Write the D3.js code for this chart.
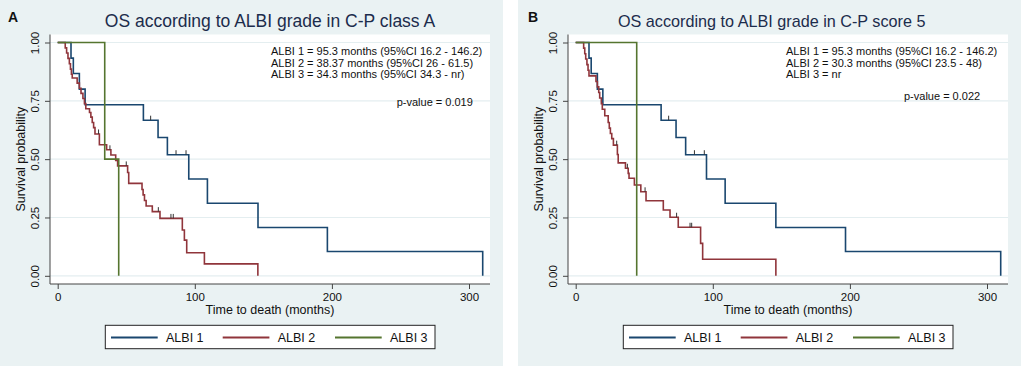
<!DOCTYPE html>
<html>
<head>
<meta charset="utf-8">
<script src="https://cdn.jsdelivr.net/npm/d3@7"></script>
<style>
  body { margin: 0; background: #fff; }
  svg { display: block; font-family: "Liberation Sans", Arial, sans-serif; }
</style>
</head>
<body>
<svg id="chart" width="1021" height="366"></svg>
<script>
// Series / axis definitions
const seriesNames = ["ALBI 1", "ALBI 2", "ALBI 3"];
const seriesColors = ["#1a476f", "#90353b", "#55752f"];
const timeTicks = [0, 100, 200, 300];
const survTicks = [0, 0.25, 0.5, 0.75, 1];
const survTickLabels = ["0.00", "0.25", "0.50", "0.75", "1.00"];

// Panel A: C-P class A
const aAlbi1Time = [0, 9.7, 11.4, 15.8, 20, 62.5, 73.2, 80, 95.6, 109.2, 146.1, 196.7, 310];
const aAlbi1Surv = [1, 0.933, 0.867, 0.8, 0.733, 0.667, 0.593, 0.519, 0.415, 0.311, 0.207, 0.104, 0];
const aAlbi1Cens = [67.8, 86.3, 93.6];
const aAlbi2Time = [0, 5.5, 6.5, 7.5, 8.5, 9.3, 10, 10.6, 14.2, 15.8, 17, 18.4, 19.5, 20.5, 23.2, 24.2, 25.2, 26.2, 27.2,
  30.4, 35.7, 38.8, 42.3, 43.7, 51, 51.8, 61.5, 62.3, 63.3, 64.5, 69, 74.6, 90.9, 92.4, 94.1, 107, 146];
const aAlbi2Surv = [1, 0.977, 0.955, 0.932, 0.909, 0.886, 0.864, 0.848, 0.826, 0.804, 0.782, 0.76, 0.738, 0.716, 0.7, 0.68, 0.657, 0.635, 0.608,
  0.562, 0.54, 0.518, 0.494, 0.471, 0.443, 0.396, 0.37, 0.347, 0.323, 0.299, 0.275, 0.246, 0.196, 0.153, 0.099, 0.051, 0];
const aAlbi2Cens = [29.8, 38.1, 50, 73.4, 82.6, 84.3];
const aAlbi3Time = [0, 34.3, 44.5];
const aAlbi3Surv = [1, 0.5, 0];
const aAlbi3Cens = [];
const aNotes = [
  "ALBI 1 = 95.3 months (95%CI 16.2 - 146.2)",
  "ALBI 2 = 38.37 months (95%CI 26 - 61.5)",
  "ALBI 3 = 34.3 months (95%CI 34.3 - nr)"
];
const aPValue = "p-value = 0.019";

// Panel B: C-P score 5
const bAlbi1Time = [0, 9.7, 11.3, 15.8, 19.8, 62.3, 73.2, 80.2, 95.4, 109, 146, 196.8, 310];
const bAlbi1Surv = [1, 0.933, 0.867, 0.8, 0.733, 0.667, 0.593, 0.519, 0.415, 0.311, 0.207, 0.104, 0];
const bAlbi1Cens = [67.8, 86.6, 93.8];
const bAlbi2Time = [0, 5.8, 6.6, 7.3, 8.2, 9, 9.7, 14.8, 15.8, 16.8, 17.5, 18.7, 19.4, 21.2, 23.7, 24.5, 25.3, 26.3, 27.5,
  30.4, 31, 36.3, 38.3, 38.9, 42.8, 47.5, 51.3, 63.9, 68.8, 74.8, 91.1, 92.6, 146];
const bAlbi2Surv = [1, 0.976, 0.952, 0.929, 0.905, 0.881, 0.857, 0.833, 0.81, 0.786, 0.762, 0.738, 0.714, 0.686, 0.657, 0.633, 0.61, 0.588, 0.56,
  0.52, 0.484, 0.461, 0.439, 0.418, 0.389, 0.36, 0.322, 0.282, 0.251, 0.208, 0.139, 0.071, 0];
const bAlbi2Cens = [29.9, 37.7, 50.6, 73.6, 83.4, 84.6];
const bAlbi3Time = [0, 44.5];
const bAlbi3Surv = [1, 0];
const bAlbi3Cens = [];
const bNotes = [
  "ALBI 1 = 95.3 months (95%CI 16.2 - 146.2)",
  "ALBI 2 = 30.3 months (95%CI 23.5 - 48)",
  "ALBI 3 = nr"
];
const bPValue = "p-value = 0.022";

const svg = d3.select("#chart");

function drawPanel(offsetX, cfg) {
  const g = svg.append("g").attr("transform", `translate(${offsetX},0)`);

  // graph region background
  g.append("rect").attr("x", 0).attr("y", 0).attr("width", 503).attr("height", 366).attr("fill", "#eaf2f3");

  const plot = { left: 50, right: 490, top: 34.5, bottom: 284 };
  g.append("rect")
    .attr("x", plot.left).attr("y", plot.top)
    .attr("width", plot.right - plot.left).attr("height", plot.bottom - plot.top)
    .attr("fill", "#fff");

  const x = d3.scaleLinear().domain([0, 300]).range([57.7, 469]);
  const y = d3.scaleLinear().domain([0, 1]).range([275.8, 42.5]);

  // grid lines
  g.selectAll(".grid").data(survTicks).enter().append("line")
    .attr("x1", plot.left).attr("x2", plot.right)
    .attr("y1", d => y(d)).attr("y2", d => y(d))
    .attr("stroke", "#e4eef0").attr("stroke-width", 1.2);

  // axes
  const yAxis = g.append("g")
    .attr("transform", `translate(${plot.left},0)`)
    .call(d3.axisLeft(y).tickValues(survTicks).tickSize(5).tickSizeOuter(0)
      .tickFormat((d, i) => survTickLabels[i]));
  yAxis.select(".domain").remove();
  yAxis.selectAll("line").attr("stroke", "#444");
  yAxis.selectAll("text")
    .attr("x", null).attr("dy", null)
    .attr("transform", "translate(-11,0) rotate(-90)")
    .attr("text-anchor", "middle")
    .style("font-size", "11.5px").attr("fill", "#111");

  const xAxis = g.append("g")
    .attr("transform", `translate(0,${plot.bottom})`)
    .call(d3.axisBottom(x).tickValues(timeTicks).tickSize(5).tickSizeOuter(0).tickFormat(d3.format("d")));
  xAxis.select(".domain").remove();
  xAxis.selectAll("line").attr("stroke", "#444");
  xAxis.selectAll("text")
    .attr("y", 16.5).attr("dy", null)
    .style("font-size", "11.5px").attr("fill", "#111");

  g.append("line").attr("x1", plot.left).attr("x2", plot.left)
    .attr("y1", plot.top).attr("y2", plot.bottom).attr("stroke", "#444");
  g.append("line").attr("x1", plot.left).attr("x2", plot.right)
    .attr("y1", plot.bottom).attr("y2", plot.bottom).attr("stroke", "#444");

  // axis titles
  g.append("text")
    .attr("transform", `translate(25,${(y(0) + y(1)) / 2}) rotate(-90)`)
    .attr("text-anchor", "middle").style("font-size", "12.5px").attr("fill", "#111")
    .text("Survival probability");
  g.append("text")
    .attr("x", (plot.left + plot.right) / 2).attr("y", 313.5)
    .attr("text-anchor", "middle").style("font-size", "12.5px").attr("fill", "#111")
    .text("Time to death (months)");

  // title and panel letter
  g.append("text")
    .attr("x", cfg.titleX).attr("y", 27.3)
    .attr("text-anchor", "middle").style("font-size", cfg.titleSize + "px").attr("fill", "#1c2c4c")
    .text(cfg.title);
  g.append("text")
    .attr("x", cfg.letterX).attr("y", 21.7)
    .style("font-size", "14px").style("font-weight", "bold").attr("fill", "#111")
    .text(cfg.letter);

  // KM curves
  const line = d3.line()
    .x(d => x(d[0]))
    .y(d => y(d[1]))
    .curve(d3.curveStepAfter);

  cfg.curves.forEach((c, i) => {
    const pts = c.time.map((t, j) => [t, c.surv[j]]);
    g.append("path")
      .datum(pts)
      .attr("d", line)
      .attr("fill", "none")
      .attr("stroke", seriesColors[i])
      .attr("stroke-width", 1.6);

    // censoring ticks
    c.cens.forEach(ct => {
      const idx = d3.bisectRight(c.time, ct) - 1;
      const s = c.surv[idx];
      g.append("line")
        .attr("x1", x(ct)).attr("x2", x(ct))
        .attr("y1", y(s)).attr("y2", y(s) - 4.5)
        .attr("stroke", "#333").attr("stroke-width", 1);
    });
  });

  // notes
  cfg.notes.forEach((n, i) => {
    g.append("text")
      .attr("x", cfg.notesX).attr("y", 54.7 + i * 11.8)
      .style("font-size", "11px").attr("fill", "#111")
      .text(n);
  });
  g.append("text")
    .attr("x", cfg.pX).attr("y", cfg.pY)
    .style("font-size", "11px").attr("fill", "#111")
    .text(cfg.pValue);

  // legend
  const legend = g.append("g");
  legend.append("rect")
    .attr("x", 105.3).attr("y", 325.3).attr("width", 329.7).attr("height", 23.4)
    .attr("fill", "#fff").attr("stroke", "#222").attr("stroke-width", 1);
  const itemX = [111, 222.7, 335];
  seriesNames.forEach((name, i) => {
    legend.append("line")
      .attr("x1", itemX[i]).attr("x2", itemX[i] + 46.7)
      .attr("y1", 337.5).attr("y2", 337.5)
      .attr("stroke", seriesColors[i]).attr("stroke-width", 1.8);
    legend.append("text")
      .attr("x", itemX[i] + 55).attr("y", 342)
      .style("font-size", "12.5px").attr("fill", "#111")
      .text(name);
  });
}

drawPanel(0, {
  title: "OS according to ALBI grade in C-P class A", titleX: 270, titleSize: 17.5,
  letter: "A", letterX: 8,
  curves: [
    { time: aAlbi1Time, surv: aAlbi1Surv, cens: aAlbi1Cens },
    { time: aAlbi2Time, surv: aAlbi2Surv, cens: aAlbi2Cens },
    { time: aAlbi3Time, surv: aAlbi3Surv, cens: aAlbi3Cens }
  ],
  notes: aNotes, notesX: 271, pValue: aPValue, pX: 396.7, pY: 106.3
});

drawPanel(518, {
  title: "OS according to ALBI grade in C-P score 5", titleX: 253.7, titleSize: 16.2,
  letter: "B", letterX: 10,
  curves: [
    { time: bAlbi1Time, surv: bAlbi1Surv, cens: bAlbi1Cens },
    { time: bAlbi2Time, surv: bAlbi2Surv, cens: bAlbi2Cens },
    { time: bAlbi3Time, surv: bAlbi3Surv, cens: bAlbi3Cens }
  ],
  notes: bNotes, notesX: 268, pValue: bPValue, pX: 386, pY: 99.7
});
</script>
</body>
</html>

********

◆ **REQUIREMENT**: Using the listing above, gather each line that holds the string "chart" and copy it.

◆ **WRITTEN REPLY**:
Write the D3.js code for this chart.
<svg id="chart" width="1021" height="366"></svg>
const svg = d3.select("#chart");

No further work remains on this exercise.